Should we really worry about anharmonicity?

My colleague, Dr. Matas, asked herself a question. For a very shallow minimum on the potential energy surface (PES), is the quantum harmonic oscillator approximation (or rigid-rotor-harmonic-oscillator (RRHO)) still valid? Should we worry about its error, especially when calculating the entropy and free energy, which is extremely sensitive with respect to very small vibrational frequencies? The small vibrational frequencies often occur in “floppy molecules” or molecules with weak interactions, such as hydrogen bond or van der Waals interactions.

In order to account for the anharmonicity, there are two ways as far as I know:

  • The quasi-harmonic approximation from either Cramer and Truhlar, or Grimme. Basically, all frequencies below the cut-off (typical around 100 cm-1) are uniformly shifted up to the cut-off value before entropy calculation in the RRHO approximation. You can use a nice python program here to calculate the corrections.
  • Explicitly calculate the anharmonic frequencies based on performing numerical differentiation. In the program “You-Know-Who” (YKW), this can be easily enabled by using Freq=Anharmonic.

The guinea pig

Let’s start with the most simple system, the “guinea pig” of weak interaction, aka the water dimer. I used the infamous B3LYP-D3 functional, aug-cc-pVTZ basis set, and a very dense DFT grid. The result is what I expect for the binding energy ΔE (with ZPE corrected) of the water dimer: 3.07 kcal/mol. The standard free energy ΔG is -2.58 kcal/mol.

How about applying the quasi-harmonic approximation (Truhlar or Grimme)? Nothing changes since all the frequencies are larger than 100 cm-1.

The best approximation from Freq=Anharmonic is ΔE = 3.37 kcal/mol and ΔG = -1.30 kcal/mol. I see that ΔE changes by only 0.3 kcal/mol and ΔG changes by 1.28 kcal/mol. The changes are small IMHO, so I think the RRHO works well for this system.

Anti-Electrostatic Hydrogen Bonds

The next system is an interesting one, stolen from the work of Frank Weinhold and Roger A. Klein. This is an interesting paper (shown to me by my FABULOUS friend), in which the authors design imaginary systems involving bonding between two anions in gas phase, e.g. F and HO-CO2. Normally we think that because of the electrostatic force between to anions, the two anions shouldn’t bind, but the authors shows that because of the “anti-electrostatic” hydrogen bond between F … H, there is an extremely shallow minimum on the PES. Interesting, I think that, indeed, the minimum exists! The paper also aims at showing that hydrogen bond is not a simple electrostatic attraction, and we should “rest the superficial quasi-classical conceptions of H-bonding”.
Capture
High-quality picture adapted from low quality picture in the paper of Weinhold and Klein.

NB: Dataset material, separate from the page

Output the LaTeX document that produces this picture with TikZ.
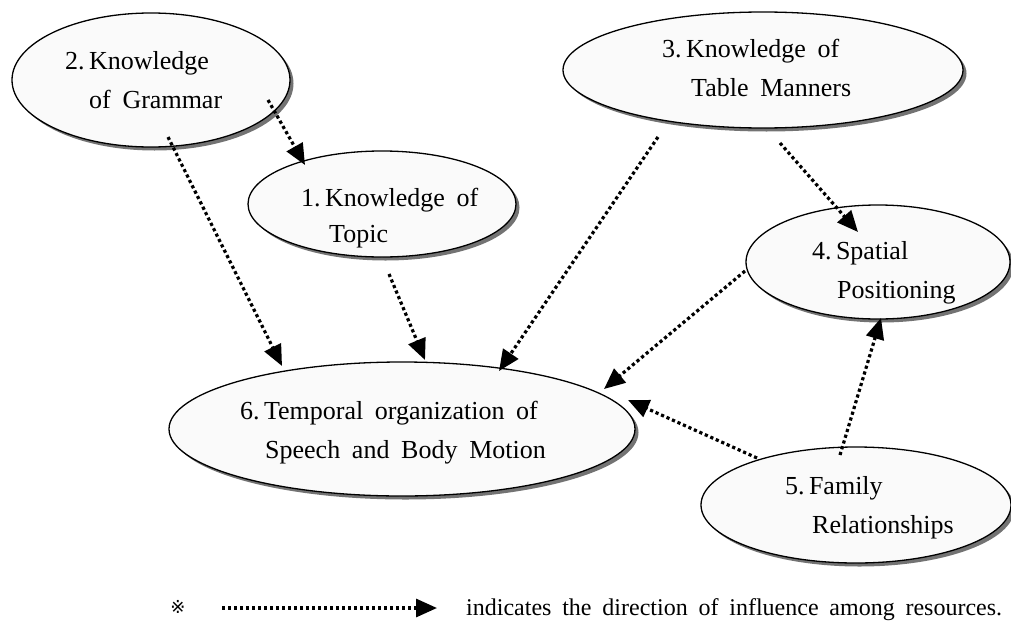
\documentclass[tikz,border=0pt]{standalone}
\usepackage{fontspec}
\setmainfont{Liberation Serif}[WordSpace=1.8]
\newfontfamily\symfont{DejaVu Sans}
\usetikzlibrary{arrows.meta,shapes.geometric,shadows}
\begin{document}
\begin{tikzpicture}[x=1pt,y=-1pt,
  bubble/.style={ellipse,draw=black,line width=1.3pt,fill=black!2,inner sep=0pt,
    drop shadow={shadow xshift=3.5pt,shadow yshift=-3.5pt,fill=black!55,opacity=1}},
  lbl/.style={anchor=base west,inner sep=0pt,font=\fontsize{26}{30}\selectfont},
  infl/.style={line width=3.2pt,dash pattern=on 3.2pt off 2.8pt,
    -{Triangle[length=21pt,width=18pt]}}]
\useasboundingbox (0,0) rectangle (1011,621);
% ellipses
\node[bubble,minimum width=278pt,minimum height=134pt] (e2) at (151,80) {};
\node[bubble,minimum width=268pt,minimum height=106pt] (e1) at (382,204) {};
\node[bubble,minimum width=400pt,minimum height=116pt] (e3) at (763,70) {};
\node[bubble,minimum width=264pt,minimum height=114pt] (e4) at (878,262) {};
\node[bubble,minimum width=466pt,minimum height=134pt] (e6) at (402,429) {};
\node[bubble,minimum width=310pt,minimum height=116pt] (e5) at (856,505) {};
% labels
\node[lbl] (t2a) at (65,69) {2.\,Knowledge};
\node[lbl] (t2b) at (89,108) {of Grammar};
\node[lbl] (t1a) at (301,206) {1.\,Knowledge of};
\node[lbl] (t1b) at (329,242) {Topic};
\node[lbl] (t3a) at (662,57) {3.\,Knowledge of};
\node[lbl] (t3b) at (691,96) {Table Manners};
\node[lbl] (t4a) at (812,259) {4.\,Spatial};
\node[lbl] (t4b) at (837,298) {Positioning};
\node[lbl] (t6a) at (240,419) {6.\,Temporal organization of};
\node[lbl] (t6b) at (265,458) {Speech and Body Motion};
\node[lbl] (t5a) at (785,494) {5.\,Family};
\node[lbl] (t5b) at (812,533) {Relationships};
% connector ends
\coordinate (s21) at (268,100); \coordinate (h21) at (305,165);
\coordinate (s26) at (168,137); \coordinate (h26) at (282,366);
\coordinate (s16) at (389,274); \coordinate (h16) at (425,360);
\coordinate (s36) at (658,137); \coordinate (h36) at (499,371);
\coordinate (s34) at (780,143); \coordinate (h34) at (858,232);
\coordinate (s46) at (745,271); \coordinate (h46) at (604,389);
\coordinate (s56) at (757,458); \coordinate (h56) at (628,400);
\coordinate (s54) at (840,455); \coordinate (h54) at (881,318);
\draw[infl] (s21) -- (h21);
\draw[infl] (s26) -- (h26);
\draw[infl] (s16) -- (h16);
\draw[infl] (s36) -- (h36);
\draw[infl] (s34) -- (h34);
\draw[infl] (s46) -- (h46);
\draw[infl] (s56) -- (h56);
\draw[infl] (s54) -- (h54);
% legend
\node[inner sep=0pt,font=\symfont\fontsize{18}{20}\selectfont] (ref) at (178,607) {※};
\coordinate (ls) at (222,608); \coordinate (le) at (437,608);
\draw[infl] (ls) -- (le);
\node[lbl,font=\fontsize{24}{28}\selectfont] (leg) at (466,615) {indicates the direction of influence among resources.};
\end{tikzpicture}
\end{document}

Despite the fact that the paper presented an usual and interesting bond between two anions, I have to criticize it, as what Gernot Frenking and Giovanni F. Caramori commented.

  • Frenking and Caramori wrote “It takes much chutzpah to use an energy-minimum structure with a well depth of 0.05(!) kcal/mol at B3LYP/aug-cc-pVTZ.” I have to open a dictionary for the word “chutzpah“. Indeed, Weinhold and Klein should be aware that 0.05 kcal/mol(!) at DFT level shouldn’t be taken seriously? Or did they just ignore that? Again, what’s wrong with the peer-review process, on Angewandte?
  • The NBO analysis shouldn’t be used as an quantitative results. It’s just a model. A model!
  • On the other hand, the comments of Frenking and Caramori are not better, I think even worse. They completely ignored the fact that there is a deep minimum (much more than 0.05 kcal/mol) in other similar systems. The paper mainly “bashed” the NBO method and “demonstrated” that energy decomposition analysis (EDA, a technique extensively used by Frenking) is much better and can give more “quantitative” results. Please, EDA is also just a model!

So, let me now reproduce the extremely shallow minimum on the PES by Weinhold and Klein, and let me add something more, e.g. to answer the question: is anharmonicity important for this extreme system?

Again, I used the B3LYP-D3 functional and aug-cc-pVTZ basis set. I also found a shallow minimum and a reaction barrier of 0.12 kcal/mol(!). The free energy is 0.58(!) kcal/mol and around 0.50 kcal/mol using quasi-harmonic approximation by Truhlar or Grimme. With Freq=Anharmonic, I have 0.17 and 0.76 kcal/mol, respectively.

Conclusion

RRHO works in these two extreme cases, I think it is fine to ignore the harmonicity error in most cases.

According to Betteridge’s law of headlines, the answer to Dr. Matas question is NO!

PS. I’m now not afraid of the small relative energy any more. If famous chemists can publish DFT results of 0.05 kcal/mol on Angewandte, I can publish 0.01 kcal/mol on my blog, right?